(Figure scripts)
# # # #
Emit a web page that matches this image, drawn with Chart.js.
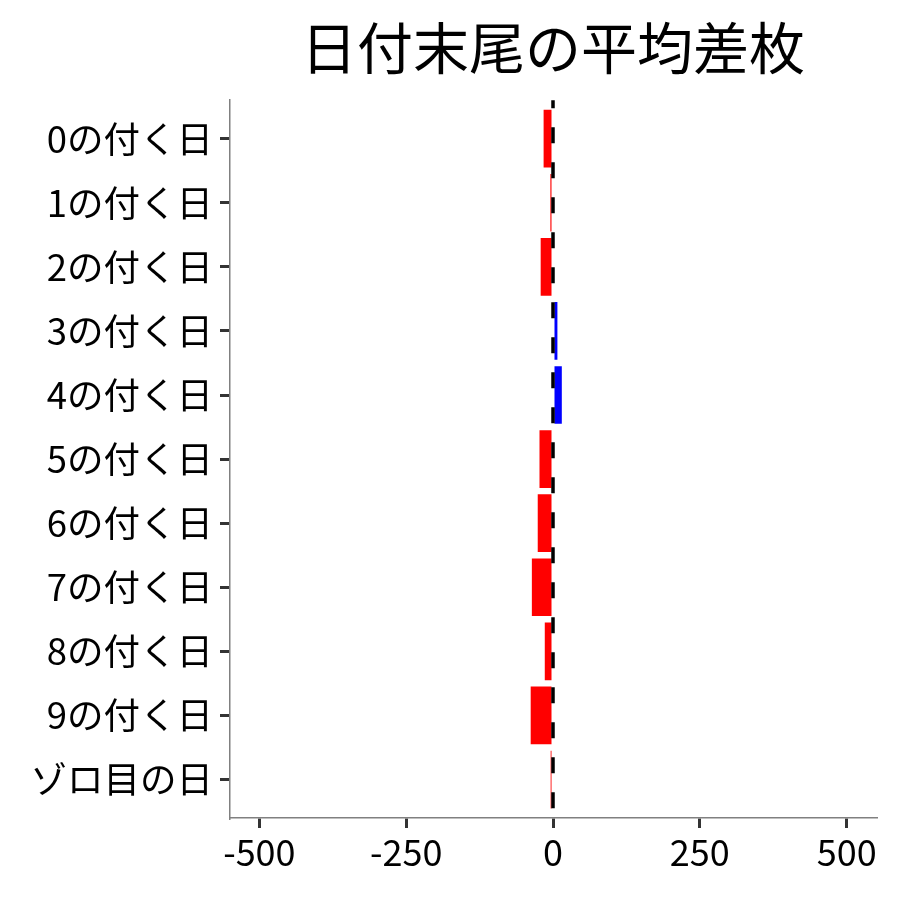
<!DOCTYPE html>
<html>
<head>
<meta charset="utf-8">
<script src="https://cdn.jsdelivr.net/npm/chart.js@4/dist/chart.umd.min.js"></script>
<style>
  html, body { margin: 0; padding: 0; background: #fff; }
  #wrap { width: 900px; height: 900px; }
</style>
</head>
<body>
<div id="wrap"><canvas id="tailChart" width="900" height="900"></canvas></div>
<script>
// 日付末尾ごとの平均差枚
const dayLabels = ['0の付く日', '1の付く日', '2の付く日', '3の付く日', '4の付く日',
    '5の付く日', '6の付く日', '7の付く日', '8の付く日', '9の付く日', 'ゾロ目の日'];
const avgDiff = [-16, -4.5, -21, 7.5, 15, -23, -26, -36, -14, -38, -4];
const xTicks = [-500, -250, 0, 250, 500];

const FONT = '"Noto Sans CJK JP", "Noto Sans", sans-serif';

// zero line, dashed, on top of the bars
const zeroLine = {
    id: 'zeroLine',
    afterDatasetsDraw(chart) {
        const ctx = chart.ctx;
        const area = chart.chartArea;
        const x = chart.scales.x.getPixelForValue(0);
        ctx.save();
        ctx.strokeStyle = '#000';
        ctx.lineWidth = 3.5;
        ctx.setLineDash([16, 19]);
        ctx.lineDashOffset = 8;
        ctx.beginPath();
        ctx.moveTo(x, area.top);
        ctx.lineTo(x, area.bottom);
        ctx.stroke();
        ctx.restore();
    }
};

const ctx = document.getElementById('tailChart').getContext('2d');
new Chart(ctx, {
    type: 'bar',
    data: {
        datasets: [{
            data: dayLabels.map((_, i) => ({ x: avgDiff[i], y: i })),
            backgroundColor: avgDiff.map(v => v < 0 ? '#ff0000' : '#0000ff'),
            borderWidth: 0,
            categoryPercentage: 1.0,
            barPercentage: 0.9
        }]
    },
    options: {
        indexAxis: 'y',
        responsive: false,
        animation: false,
        layout: { padding: { left: 0, right: 24, top: 0, bottom: 0 } },
        scales: {
            x: {
                type: 'linear',
                min: -550,
                max: 550,
                afterBuildTicks: scale => { scale.ticks = xTicks.map(v => ({ value: v })); },
                afterFit: scale => { scale.height = 82; },
                ticks: {
                    color: '#000',
                    font: { family: FONT, size: 36 },
                    padding: 3,
                    maxRotation: 0
                },
                grid: {
                    drawOnChartArea: false,
                    drawTicks: true,
                    tickLength: 10,
                    color: '#333',
                    lineWidth: 3
                },
                border: { display: true, color: '#808080', width: 1.5 }
            },
            y: {
                type: 'linear',
                reverse: true,
                offset: false,
                min: -0.6,
                max: 10.6,
                afterBuildTicks: scale => { scale.ticks = dayLabels.map((_, i) => ({ value: i })); },
                afterFit: scale => { scale.width = 230; },
                ticks: {
                    color: '#000',
                    font: { family: FONT, size: 36.5 },
                    padding: 7,
                    callback: v => dayLabels[v]
                },
                grid: {
                    offset: false,
                    drawOnChartArea: false,
                    drawTicks: true,
                    tickLength: 10,
                    color: '#333',
                    lineWidth: 3
                },
                border: { display: true, color: '#808080', width: 1.5 }
            }
        },
        plugins: {
            legend: { display: false },
            tooltip: { enabled: false },
            title: {
                display: true,
                fullSize: false,
                text: '日付末尾の平均差枚',
                color: '#000',
                font: { family: FONT, size: 56, weight: 'normal', lineHeight: 1.2 },
                padding: { top: 14, bottom: 19 }
            }
        }
    },
    plugins: [zeroLine]
});
</script>
</body>
</html>
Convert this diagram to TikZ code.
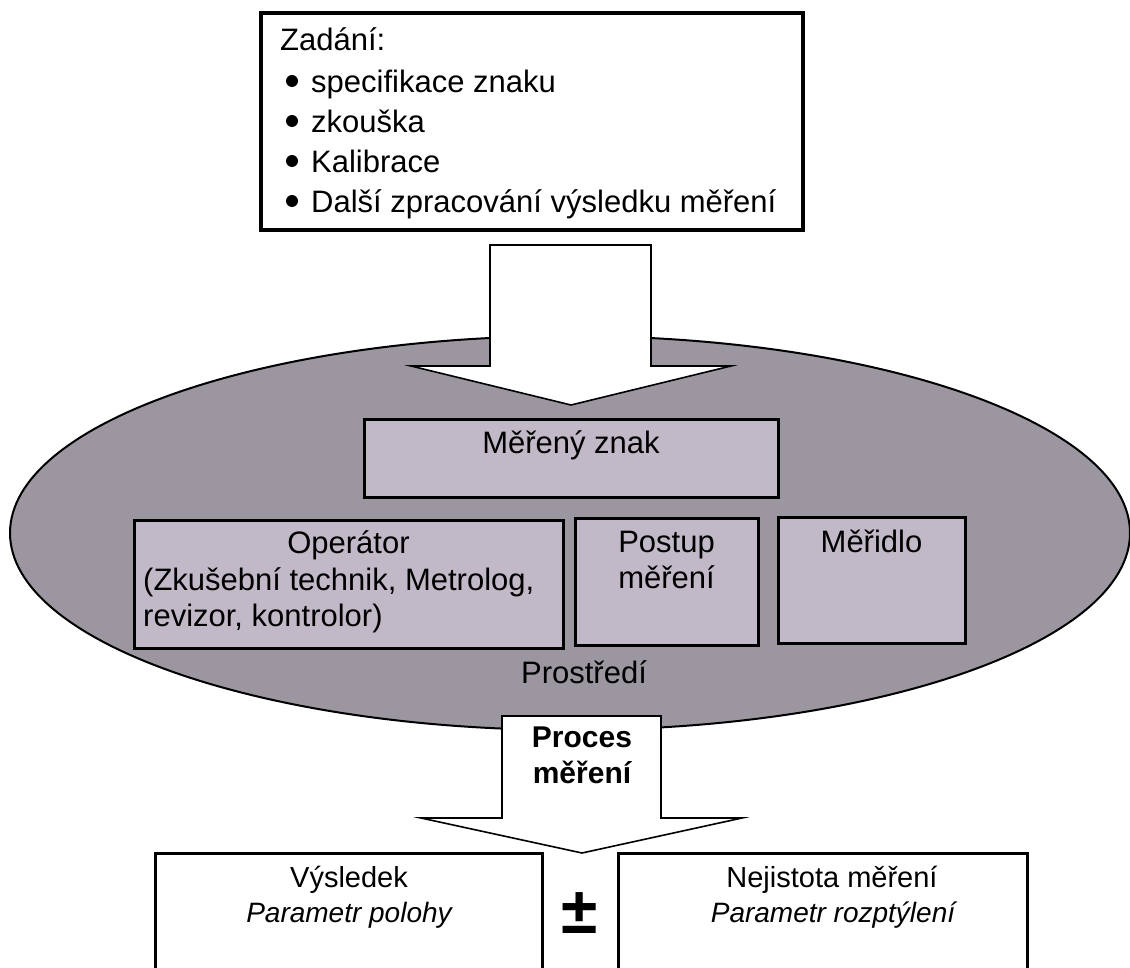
# # # #
- **TASK OBJECTIVE**:
Every record gets retyped exactly; no picture goes into the copy.

- **ANSWER TO THIS TASK**:
Emit a web page that matches this image, drawn with Chart.js.
<!DOCTYPE html>
<html>
<head>
<meta charset="utf-8">
<script src="https://cdn.jsdelivr.net/npm/chart.js@4/dist/chart.umd.min.js"></script>
<style>
  html, body { margin: 0; padding: 0; background: #fff; }
  #wrap { width: 900px; height: 900px; }
</style>
</head>
<body>
<div id="wrap"><canvas id="tailChart" width="900" height="900"></canvas></div>
<script>
// 日付末尾ごとの平均差枚
const dayLabels = ['0の付く日', '1の付く日', '2の付く日', '3の付く日', '4の付く日',
    '5の付く日', '6の付く日', '7の付く日', '8の付く日', '9の付く日', 'ゾロ目の日'];
const avgDiff = [-16, -4.5, -21, 7.5, 15, -23, -26, -36, -14, -38, -4];
const xTicks = [-500, -250, 0, 250, 500];

const FONT = '"Noto Sans CJK JP", "Noto Sans", sans-serif';

// zero line, dashed, on top of the bars
const zeroLine = {
    id: 'zeroLine',
    afterDatasetsDraw(chart) {
        const ctx = chart.ctx;
        const area = chart.chartArea;
        const x = chart.scales.x.getPixelForValue(0);
        ctx.save();
        ctx.strokeStyle = '#000';
        ctx.lineWidth = 3.5;
        ctx.setLineDash([16, 19]);
        ctx.lineDashOffset = 8;
        ctx.beginPath();
        ctx.moveTo(x, area.top);
        ctx.lineTo(x, area.bottom);
        ctx.stroke();
        ctx.restore();
    }
};

const ctx = document.getElementById('tailChart').getContext('2d');
new Chart(ctx, {
    type: 'bar',
    data: {
        datasets: [{
            data: dayLabels.map((_, i) => ({ x: avgDiff[i], y: i })),
            backgroundColor: avgDiff.map(v => v < 0 ? '#ff0000' : '#0000ff'),
            borderWidth: 0,
            categoryPercentage: 1.0,
            barPercentage: 0.9
        }]
    },
    options: {
        indexAxis: 'y',
        responsive: false,
        animation: false,
        layout: { padding: { left: 0, right: 24, top: 0, bottom: 0 } },
        scales: {
            x: {
                type: 'linear',
                min: -550,
                max: 550,
                afterBuildTicks: scale => { scale.ticks = xTicks.map(v => ({ value: v })); },
                afterFit: scale => { scale.height = 82; },
                ticks: {
                    color: '#000',
                    font: { family: FONT, size: 36 },
                    padding: 3,
                    maxRotation: 0
                },
                grid: {
                    drawOnChartArea: false,
                    drawTicks: true,
                    tickLength: 10,
                    color: '#333',
                    lineWidth: 3
                },
                border: { display: true, color: '#808080', width: 1.5 }
            },
            y: {
                type: 'linear',
                reverse: true,
                offset: false,
                min: -0.6,
                max: 10.6,
                afterBuildTicks: scale => { scale.ticks = dayLabels.map((_, i) => ({ value: i })); },
                afterFit: scale => { scale.width = 230; },
                ticks: {
                    color: '#000',
                    font: { family: FONT, size: 36.5 },
                    padding: 7,
                    callback: v => dayLabels[v]
                },
                grid: {
                    offset: false,
                    drawOnChartArea: false,
                    drawTicks: true,
                    tickLength: 10,
                    color: '#333',
                    lineWidth: 3
                },
                border: { display: true, color: '#808080', width: 1.5 }
            }
        },
        plugins: {
            legend: { display: false },
            tooltip: { enabled: false },
            title: {
                display: true,
                fullSize: false,
                text: '日付末尾の平均差枚',
                color: '#000',
                font: { family: FONT, size: 56, weight: 'normal', lineHeight: 1.2 },
                padding: { top: 14, bottom: 19 }
            }
        }
    },
    plugins: [zeroLine]
});
</script>
</body>
</html>
Convert this diagram to TikZ code.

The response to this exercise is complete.